Il trouve aussi cette saillie prise hors contexte :
« La motorisation de la Wehrmacht est un acte métaphysique ».
Mais pour Heidegger, tout est métaphysique en quelque sorte, en quoi une telle assertion peut être à charge ?
Sans le moindre repentir ou amendement, Heidegger a été nazi (passivement en tant que fonctionnaire et à de courtes périodes activement dans sa sémantique), sa pensée n’a offert aucune résistance à ce courant et a même parfois épousé ses contours et fourni des armes théoriques pour celui-ci. Pour autant, sa philosophie ne peut aucunement être réduite au nazisme. Sa critique de la technique, du capitalisme, de l’obscurcissement du monde, de la.décadence spirituelle, de la rupture avec la nature, l’opérabilité de l’être réduit à une marchandise absolument totale, la technique dépossèdant l’homme via une métaphysique de la subjectivité perçue comme racine de la modernité déshumanisante, toutes ces problématiques sont plus que jamais d’actualité et sa pensée demeure utile et vitale pour en comprendre les tenants et aboutissants.
Il faut donc lire et relire Etre et Temps, Des Chemins qui ne mènent nulle part, Acheminement vers la parole, Essais et conférences, la Lettre sur l’humanisme, Questions, Qu’est-ce qu’une chose et tout le reste de son oeuvre qui ne doit aucunement changer de rayonnage.
"Mais là où il y a danger, là aussi Croît ce qui sauve" écrivait Hölderlin. La pensée de Heidegger est dangereuse comme l’était celle de Nietzsche qu’il a en quelque sorte prolongée. Mais ce danger, justement, il le pensait :
« Le mal n’est pas ce qui n’est que moralement mauvais, surtout pas un défaut et manquement au sein de l’étant -, mais c’est l’Être lui-même comme dégondement et méchanceté. »...
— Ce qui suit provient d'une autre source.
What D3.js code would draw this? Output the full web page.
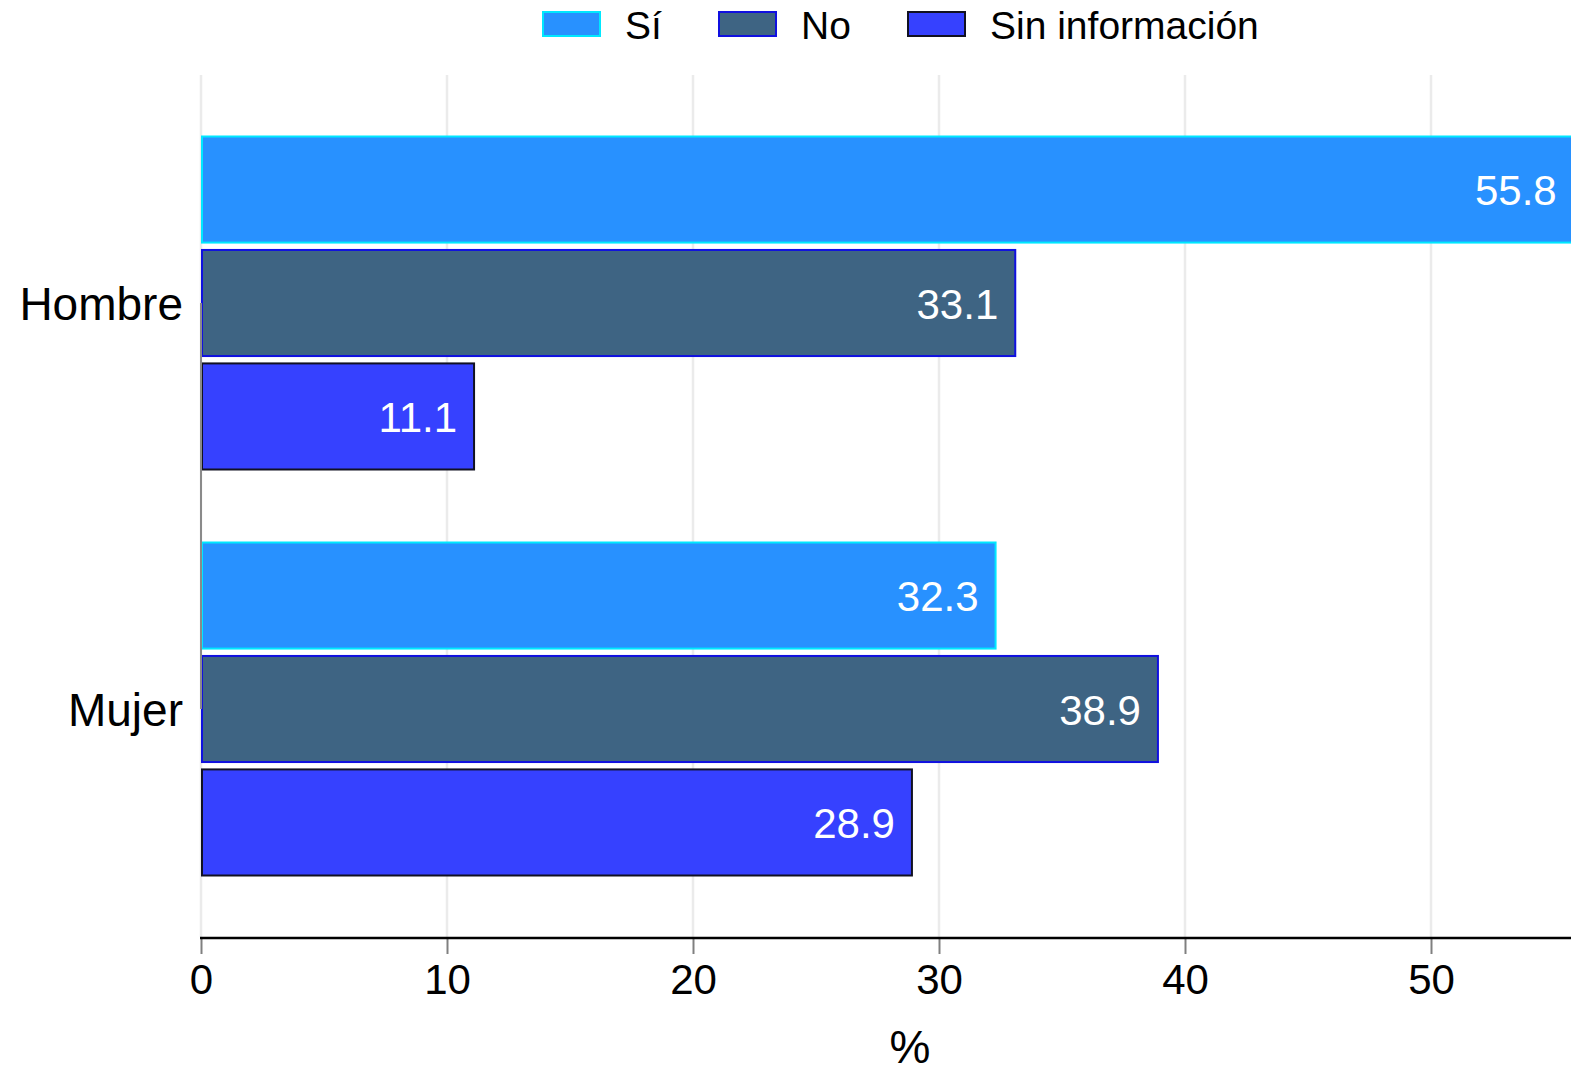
<!DOCTYPE html>
<html>
<head>
<meta charset="utf-8">
<script src="https://cdn.jsdelivr.net/npm/d3@7"></script>
<style>
  html, body { margin: 0; padding: 0; background: #fff; }
  svg { display: block; font-family: "Liberation Sans", Arial, Helvetica, sans-serif; }
</style>
</head>
<body>
<svg id="chart" width="1571" height="1073"></svg>
<script>
const categories = ["Hombre", "Mujer"];
const seriesNames = ["Sí", "No", "Sin información"];
const valuesSi = [55.8, 32.3];
const valuesNo = [33.1, 38.9];
const valuesSin = [11.1, 28.9];
const xTicks = [0, 10, 20, 30, 40, 50];
const axisTitle = "%";

const seriesValues = [valuesSi, valuesNo, valuesSin];
const fills = ["#2891ff", "#3e6483", "#3641ff"];
const strokes = ["#00e8ff", "#1010e0", "#111122"];

const svg = d3.select("#chart");
const x = d3.scaleLinear().domain([0, 50]).range([201, 1431]);
const yCat = d3.scalePoint().domain(categories).range([303, 709]);
const yInner = d3.scaleBand().domain(seriesNames).range([-166.5, 166.5]).paddingInner(0.065);

// gridlines
svg.append("g").selectAll("line").data(xTicks).join("line")
  .attr("x1", d => x(d)).attr("x2", d => x(d))
  .attr("y1", 75).attr("y2", 937)
  .attr("stroke", "#ebebeb").attr("stroke-width", 2.5);

// bars
const rows = [];
categories.forEach((c, ci) => {
  seriesNames.forEach((s, si) => {
    rows.push({cat: c, series: s, si, value: seriesValues[si][ci]});
  });
});

const bars = svg.append("g");
bars.selectAll("rect").data(rows).join("rect")
  .attr("x", x(0) + 1)
  .attr("y", d => yCat(d.cat) + yInner(d.series))
  .attr("width", d => x(d.value) - x(0) - 1)
  .attr("height", yInner.bandwidth())
  .attr("fill", d => fills[d.si])
  .attr("stroke", d => strokes[d.si])
  .attr("stroke-width", 2);

bars.selectAll("text").data(rows).join("text")
  .attr("x", d => x(d.value) - 17)
  .attr("y", d => yCat(d.cat) + yInner(d.series) + yInner.bandwidth() / 2)
  .attr("dy", "0.37em")
  .attr("text-anchor", "end")
  .attr("fill", "#fff")
  .attr("font-size", 42)
  .text(d => d.value.toFixed(1));

// y axis line (gray between categories), drawn over bars
svg.append("line")
  .attr("x1", x(0)).attr("x2", x(0))
  .attr("y1", yCat(categories[0])).attr("y2", yCat(categories[1]))
  .attr("stroke", "#8a8a8a").attr("stroke-width", 2);

// category labels
svg.append("g").selectAll("text").data(categories).join("text")
  .attr("x", 183)
  .attr("y", d => yCat(d))
  .attr("dy", "0.37em")
  .attr("text-anchor", "end")
  .attr("font-size", 46)
  .attr("fill", "#000")
  .text(d => d);

// x axis
const xAxis = d3.axisBottom(x).tickValues(xTicks).tickSize(16).tickPadding(10).tickSizeOuter(0);
const gx = svg.append("g").attr("transform", "translate(0,938)").call(xAxis);
gx.select(".domain").remove();
gx.selectAll(".tick line").attr("stroke", "#808080").attr("stroke-width", 2);
gx.selectAll(".tick text").attr("font-size", 42).attr("fill", "#000")
  .attr("font-family", "'Liberation Sans', Arial, Helvetica, sans-serif");
svg.append("line")
  .attr("x1", 200).attr("x2", 1571)
  .attr("y1", 938).attr("y2", 938)
  .attr("stroke", "#000").attr("stroke-width", 2.5);

svg.append("text")
  .attr("x", 910)
  .attr("y", 1063)
  .attr("text-anchor", "middle")
  .attr("font-size", 46)
  .attr("fill", "#000")
  .text(axisTitle);

// legend
const legendX = [543, 719, 908];
const lg = svg.append("g").selectAll("g").data(seriesNames).join("g")
  .attr("transform", (d, i) => `translate(${legendX[i]},12)`);
lg.append("rect")
  .attr("width", 57).attr("height", 24)
  .attr("fill", (d, i) => fills[i])
  .attr("stroke", (d, i) => strokes[i])
  .attr("stroke-width", 2);
lg.append("text")
  .attr("x", 82).attr("y", 13).attr("dy", "0.36em")
  .attr("font-size", 39)
  .attr("fill", "#000")
  .text(d => d);
</script>
</body>
</html>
« Mais le danger s’annonce-t-il déjà par là comme le danger ? Non, périls et urgences pressent de toutes parts plus que de mesure les humains à toute heure. Mais le danger : l’Etre se mettant lui-même en péril dans la vérité de son être, y demeure voilé et dissimulé. Cette dissimulation est ce qui du danger y est le plus dangereux. »
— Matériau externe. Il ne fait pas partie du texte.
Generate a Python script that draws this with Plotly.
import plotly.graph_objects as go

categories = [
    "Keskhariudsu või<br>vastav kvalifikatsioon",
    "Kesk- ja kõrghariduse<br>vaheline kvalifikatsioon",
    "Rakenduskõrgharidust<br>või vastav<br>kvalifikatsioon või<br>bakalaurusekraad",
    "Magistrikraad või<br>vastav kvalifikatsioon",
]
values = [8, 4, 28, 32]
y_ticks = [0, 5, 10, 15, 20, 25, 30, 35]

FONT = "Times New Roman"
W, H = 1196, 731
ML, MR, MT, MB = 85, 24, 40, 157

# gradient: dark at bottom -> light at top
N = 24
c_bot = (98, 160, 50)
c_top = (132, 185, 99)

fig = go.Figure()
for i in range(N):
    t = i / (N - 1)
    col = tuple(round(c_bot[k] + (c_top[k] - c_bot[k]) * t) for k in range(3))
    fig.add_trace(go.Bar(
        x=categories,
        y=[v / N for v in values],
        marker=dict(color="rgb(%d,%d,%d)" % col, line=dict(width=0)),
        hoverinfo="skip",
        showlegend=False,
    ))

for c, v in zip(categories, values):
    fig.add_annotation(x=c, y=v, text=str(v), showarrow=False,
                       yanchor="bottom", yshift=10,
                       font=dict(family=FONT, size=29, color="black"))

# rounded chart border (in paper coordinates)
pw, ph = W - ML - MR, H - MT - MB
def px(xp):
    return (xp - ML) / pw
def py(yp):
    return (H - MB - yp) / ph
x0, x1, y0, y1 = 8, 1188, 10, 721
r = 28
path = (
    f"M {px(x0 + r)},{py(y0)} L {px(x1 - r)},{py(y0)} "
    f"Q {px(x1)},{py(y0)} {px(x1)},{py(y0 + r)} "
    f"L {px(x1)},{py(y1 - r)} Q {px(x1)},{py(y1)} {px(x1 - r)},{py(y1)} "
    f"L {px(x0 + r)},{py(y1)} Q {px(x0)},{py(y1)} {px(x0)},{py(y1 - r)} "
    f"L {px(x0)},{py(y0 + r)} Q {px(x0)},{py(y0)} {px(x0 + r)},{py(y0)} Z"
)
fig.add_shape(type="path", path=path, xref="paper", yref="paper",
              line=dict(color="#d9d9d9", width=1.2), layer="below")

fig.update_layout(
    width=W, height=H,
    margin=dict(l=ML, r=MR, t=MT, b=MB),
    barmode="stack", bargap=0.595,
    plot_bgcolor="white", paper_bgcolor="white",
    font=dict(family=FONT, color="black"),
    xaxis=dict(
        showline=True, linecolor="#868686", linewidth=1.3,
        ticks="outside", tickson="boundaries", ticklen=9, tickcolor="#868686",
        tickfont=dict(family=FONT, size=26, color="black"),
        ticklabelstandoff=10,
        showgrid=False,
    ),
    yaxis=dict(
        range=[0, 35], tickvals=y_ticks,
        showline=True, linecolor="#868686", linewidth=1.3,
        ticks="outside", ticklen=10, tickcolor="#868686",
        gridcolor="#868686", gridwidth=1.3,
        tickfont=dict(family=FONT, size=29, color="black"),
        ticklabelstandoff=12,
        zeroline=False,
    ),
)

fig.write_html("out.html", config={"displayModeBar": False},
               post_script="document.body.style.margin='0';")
Le ton parfois apocalyptique ("invasion du démoniaque") qui orne la pensée de Heidegger est selon moi de type gnostique, sa théologie d’un être initial, source de tout sens, subissant une altération qui affecte le monde qui en est le résultat, à savoir règne de l’aliénation. L’homme est perçu comme participant de l’être et de l’étant, le néant néantise, l’être est le néant, sa source demeurant voilée et emportée dans le flux temporel, ce fameux "être là", pendant que l’homme doit aspirer à la résolution de la différence ontologique (entre l’être et l’étant), qui ne passe pas par la conscience mais par "l’écoute éclairée", sous peine de tomber dans l’inauthenticité. Ce qui meurt authentiquement est au contact de l’être, le reste périt. Seul meurt ce qui affronte l’être, les autres disparaissent. L’occasion d’échapper à la fatalité de la modernité (usa-russie de l’époque) passe par l’historialité de l’être, par la possession du peuple, par l’eros du peuple pour le soumettre à une organisation authentique. Toutes ces propositions ne sont pas de l’ordre du rationalisme occidental mais bien d’une gnose singulière.
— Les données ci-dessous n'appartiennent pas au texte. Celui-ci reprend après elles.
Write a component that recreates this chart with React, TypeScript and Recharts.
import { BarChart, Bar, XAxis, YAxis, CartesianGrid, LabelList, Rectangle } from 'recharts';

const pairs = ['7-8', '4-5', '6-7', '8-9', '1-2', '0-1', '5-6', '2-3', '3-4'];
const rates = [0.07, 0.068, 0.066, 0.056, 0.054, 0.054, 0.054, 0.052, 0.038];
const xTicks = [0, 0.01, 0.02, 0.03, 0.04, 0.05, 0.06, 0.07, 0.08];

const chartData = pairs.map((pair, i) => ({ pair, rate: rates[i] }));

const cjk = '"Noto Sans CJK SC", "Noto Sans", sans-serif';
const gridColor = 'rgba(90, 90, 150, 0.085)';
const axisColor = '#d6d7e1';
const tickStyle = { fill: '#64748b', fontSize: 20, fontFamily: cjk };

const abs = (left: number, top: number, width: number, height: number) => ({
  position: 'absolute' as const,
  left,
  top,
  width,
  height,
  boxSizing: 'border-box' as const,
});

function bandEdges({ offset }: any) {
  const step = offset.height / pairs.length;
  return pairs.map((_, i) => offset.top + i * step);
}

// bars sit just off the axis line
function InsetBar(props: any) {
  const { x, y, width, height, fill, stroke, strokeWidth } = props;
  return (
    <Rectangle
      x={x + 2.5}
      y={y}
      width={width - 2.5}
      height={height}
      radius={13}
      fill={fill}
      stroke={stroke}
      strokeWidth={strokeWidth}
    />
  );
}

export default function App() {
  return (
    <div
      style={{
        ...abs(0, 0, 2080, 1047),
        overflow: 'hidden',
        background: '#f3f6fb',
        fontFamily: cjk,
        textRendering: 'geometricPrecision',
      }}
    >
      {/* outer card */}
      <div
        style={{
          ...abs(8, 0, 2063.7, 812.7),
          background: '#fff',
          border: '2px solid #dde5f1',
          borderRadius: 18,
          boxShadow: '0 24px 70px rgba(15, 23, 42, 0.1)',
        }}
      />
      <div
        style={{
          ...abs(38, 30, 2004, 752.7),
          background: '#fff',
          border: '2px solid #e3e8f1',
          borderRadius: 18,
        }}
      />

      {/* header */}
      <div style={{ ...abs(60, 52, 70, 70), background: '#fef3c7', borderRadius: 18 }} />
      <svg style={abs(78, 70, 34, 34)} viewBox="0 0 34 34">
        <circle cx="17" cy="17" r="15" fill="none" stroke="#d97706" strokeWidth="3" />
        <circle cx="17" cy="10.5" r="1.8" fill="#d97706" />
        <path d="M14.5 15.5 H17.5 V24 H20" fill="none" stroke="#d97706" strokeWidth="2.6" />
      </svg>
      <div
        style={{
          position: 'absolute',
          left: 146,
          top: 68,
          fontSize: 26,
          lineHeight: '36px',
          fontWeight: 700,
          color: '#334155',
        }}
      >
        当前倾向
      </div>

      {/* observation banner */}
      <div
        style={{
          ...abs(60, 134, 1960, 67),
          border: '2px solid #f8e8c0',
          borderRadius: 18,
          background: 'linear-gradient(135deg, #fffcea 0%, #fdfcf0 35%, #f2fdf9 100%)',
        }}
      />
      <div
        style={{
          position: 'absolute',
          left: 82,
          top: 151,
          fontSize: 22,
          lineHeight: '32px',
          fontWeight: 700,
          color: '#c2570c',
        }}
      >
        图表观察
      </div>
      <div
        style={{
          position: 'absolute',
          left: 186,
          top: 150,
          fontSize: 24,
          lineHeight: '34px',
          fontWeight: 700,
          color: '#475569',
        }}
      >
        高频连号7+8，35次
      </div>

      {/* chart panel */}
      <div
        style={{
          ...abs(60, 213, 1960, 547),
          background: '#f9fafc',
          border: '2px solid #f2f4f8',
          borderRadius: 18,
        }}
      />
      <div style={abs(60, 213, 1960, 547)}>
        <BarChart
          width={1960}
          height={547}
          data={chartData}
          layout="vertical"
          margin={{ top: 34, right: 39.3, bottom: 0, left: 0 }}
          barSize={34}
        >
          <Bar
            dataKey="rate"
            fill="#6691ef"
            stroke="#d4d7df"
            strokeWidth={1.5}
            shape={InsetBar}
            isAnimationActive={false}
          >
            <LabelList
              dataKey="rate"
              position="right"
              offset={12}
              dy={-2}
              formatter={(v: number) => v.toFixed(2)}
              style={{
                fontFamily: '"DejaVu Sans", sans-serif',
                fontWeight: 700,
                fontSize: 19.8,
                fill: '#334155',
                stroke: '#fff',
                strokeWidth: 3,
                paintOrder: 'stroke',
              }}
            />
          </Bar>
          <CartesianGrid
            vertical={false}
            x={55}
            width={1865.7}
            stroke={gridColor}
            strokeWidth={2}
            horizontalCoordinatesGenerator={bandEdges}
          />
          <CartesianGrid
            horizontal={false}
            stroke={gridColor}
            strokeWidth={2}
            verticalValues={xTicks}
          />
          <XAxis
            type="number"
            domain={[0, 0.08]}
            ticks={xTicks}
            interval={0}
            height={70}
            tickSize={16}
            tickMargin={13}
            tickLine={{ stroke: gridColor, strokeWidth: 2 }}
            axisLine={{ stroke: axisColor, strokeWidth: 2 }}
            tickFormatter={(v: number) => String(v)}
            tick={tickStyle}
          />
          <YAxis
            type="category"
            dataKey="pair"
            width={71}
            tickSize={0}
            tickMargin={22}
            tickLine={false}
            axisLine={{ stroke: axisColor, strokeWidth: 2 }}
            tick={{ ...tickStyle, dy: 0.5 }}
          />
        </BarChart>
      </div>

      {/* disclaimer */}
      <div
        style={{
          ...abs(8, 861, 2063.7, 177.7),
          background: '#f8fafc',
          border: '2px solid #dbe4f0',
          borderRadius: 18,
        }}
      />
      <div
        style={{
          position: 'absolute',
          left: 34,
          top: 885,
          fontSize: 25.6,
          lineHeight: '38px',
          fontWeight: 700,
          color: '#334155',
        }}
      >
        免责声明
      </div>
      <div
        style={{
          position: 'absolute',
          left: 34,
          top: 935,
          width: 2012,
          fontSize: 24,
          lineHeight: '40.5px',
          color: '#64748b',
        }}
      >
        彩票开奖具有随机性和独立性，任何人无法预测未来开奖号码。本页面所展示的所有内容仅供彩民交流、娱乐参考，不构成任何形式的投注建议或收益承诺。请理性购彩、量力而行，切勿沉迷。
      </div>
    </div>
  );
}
« La mise à l’écart dont je suis l’objet n’a au fond rien à voir avec le nazisme. On subodore dans la manière dont je pense quelque chose de gênant, sinon même d’inquiétant ; qu’en même temps on y prête tant d’attention n’en est qu’une preuve de plus." Martin Heidegger, Mis à 1’écart (1946) (Traduction inédite de François Fédier).
Cette oeuvre philosophique est vitale car elle pose une inquiétude essentielle sur le sens de l’être, sur celui de nos possibilités techniques et des mutations qui vont caractériser l’avenir de "l’humain". Descartes approuvait le dessein humain de nous rendre « maîtres et possesseurs de la nature ... ». Selon moi, pour Heidegger, la pensée occidentale est contaminée dès ses origines (dès Platon et même Parménide) par ce projet de toute puissance aveugle et tous les avatars totalitaires de l’histoire n’en seraient que les manifestations cycliques. Il n’est donc pas aisé de trancher entre ce qui serait de sa part une apologie rampante ou bien plutôt une mise en accusation permanente !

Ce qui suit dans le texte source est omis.